Feb 4 1999
From The Space Library
The Aerospace Safety Advisory Panel, established by Congress after the Apollo 1 spacecraft fire on 27 January 1967, submitted its annual report to NASA. The panel found Shuttle safety satisfactory, but cautioned that cutbacks, such as hiring freezes and budgetary restrictions, had created a "looming crisis" of future shortfalls in the workforce. The panel warned that NASA was at risk of "losing the core competencies needed to conduct the nation's spaceflight and aerospace programs in a safe and effective manner." Budgetary constraints had also caused NASA to postpone planned improvements to the Shuttle fleet and the International Space Station (ISS). The panel's chairperson remarked that both programs were operating at an "acceptable level of risk," but that updating Shuttle computers and refurbishing the supply of spare parts would make the programs safer.

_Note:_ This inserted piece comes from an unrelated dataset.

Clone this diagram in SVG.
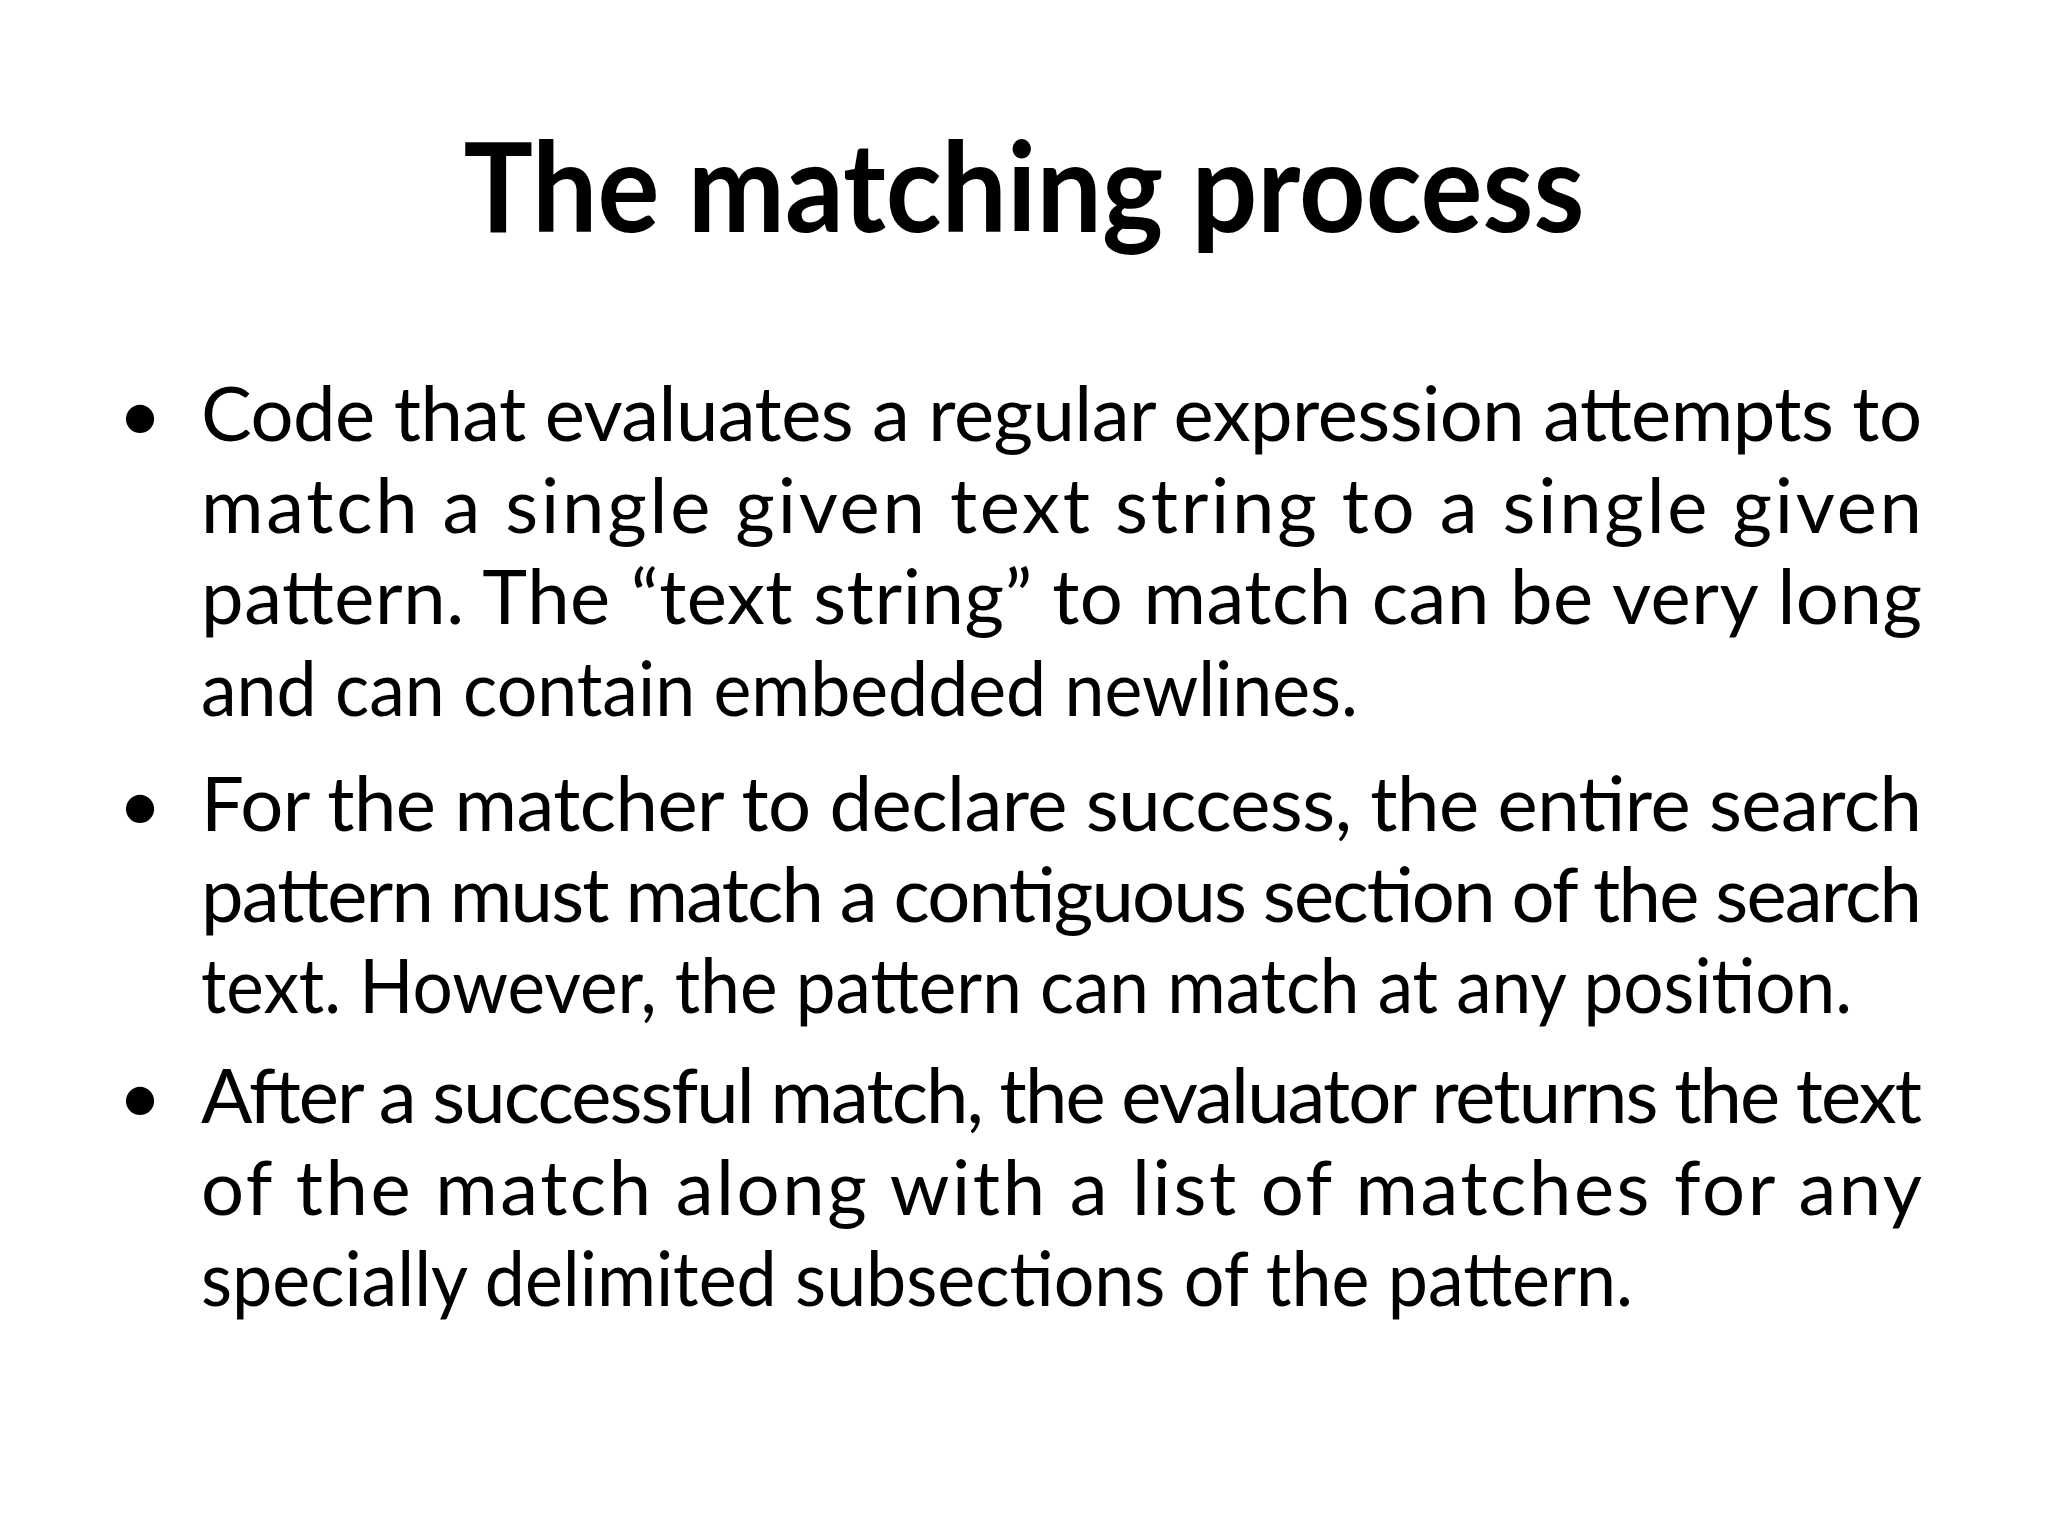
<svg xmlns="http://www.w3.org/2000/svg" width="2048" height="1536" viewBox="0 0 2048 1536">
<style>
.t{font-family:Lato,"Open Sans","Liberation Sans",sans-serif;font-weight:bold;font-size:124px;fill:#000}
.b{font-family:Lato,"Open Sans","Liberation Sans",sans-serif;font-size:76px;fill:#000}
</style>
<rect width="2048" height="1536" fill="#fff"/>
<g id="title"><text class="t" x="1024" y="232" text-anchor="middle" textLength="1121" lengthAdjust="spacingAndGlyphs">The matching process</text></g>
<g id="bullet1">
<text class="b" x="118" y="441">•</text>
<text class="b" x="201" y="441" textLength="1721" lengthAdjust="spacing">Code that evaluates a regular expression attempts to</text>
<text class="b" x="201" y="533" textLength="1721" lengthAdjust="spacing">match a single given text string to a single given</text>
<text class="b" x="201" y="624" textLength="1721" lengthAdjust="spacing">pattern. The “text string” to match can be very long</text>
<text class="b" x="201" y="716" textLength="1157" lengthAdjust="spacingAndGlyphs">and can contain embedded newlines.</text>
</g>
<g id="bullet2">
<text class="b" x="118" y="831">•</text>
<text class="b" x="201" y="831" textLength="1721" lengthAdjust="spacing">For the matcher to declare success, the entire search</text>
<text class="b" x="201" y="922" textLength="1721" lengthAdjust="spacing">pattern must match a contiguous  section of the search</text>
<text class="b" x="201" y="1013" textLength="1651" lengthAdjust="spacingAndGlyphs">text. However, the pattern can match at any position.</text>
</g>
<g id="bullet3">
<text class="b" x="118" y="1123">•</text>
<text class="b" x="201" y="1123" textLength="1721" lengthAdjust="spacing">After a successful match, the evaluator returns the text</text>
<text class="b" x="201" y="1215" textLength="1721" lengthAdjust="spacing">of the match along with a list of matches for any</text>
<text class="b" x="201" y="1306" textLength="1432" lengthAdjust="spacingAndGlyphs">specially delimited subsections of the pattern.</text>
</g>
</svg>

NASA's Mars Global Surveyor successfully completed the aerobraking phase of its mission, raising its orbit completely out of the Martian atmosphere and preparing the craft to begin its primary mapping mission. Glenn E. Cunningham, Deputy Director of the Mars Exploration Program at NASA's Jet Propulsion Laboratory (JPL), described the Mars spacecraft's "pioneering operation" of aerobraking as a long and arduous task, which had become a valuable learning experience for all involved-engineers and scientists alike. The technique required the spacecraft to use frictional drag "as it skim[med] through the planet's thin atmosphere," altering the shape of the craft's orbit and providing an innovative method to change the orbit using less on-board fuel. NASA had first tested aerobraking in 1994, during the final days of the Magellan mission to Venus. A structural problem with Mars Global Surveyor's solar panel had delayed the final burn of aerobraking by approximately one year, so that the flight team could ensure that the process would not overstress the weakened panel. The extended aerobraking phase had enabled Global Surveyor to acquire bonus science data, yielding "some spectacular new findings about Mars," such as a "profile of the planet's northern polar cap and information about the unique nature of its remnant magnetic fields.”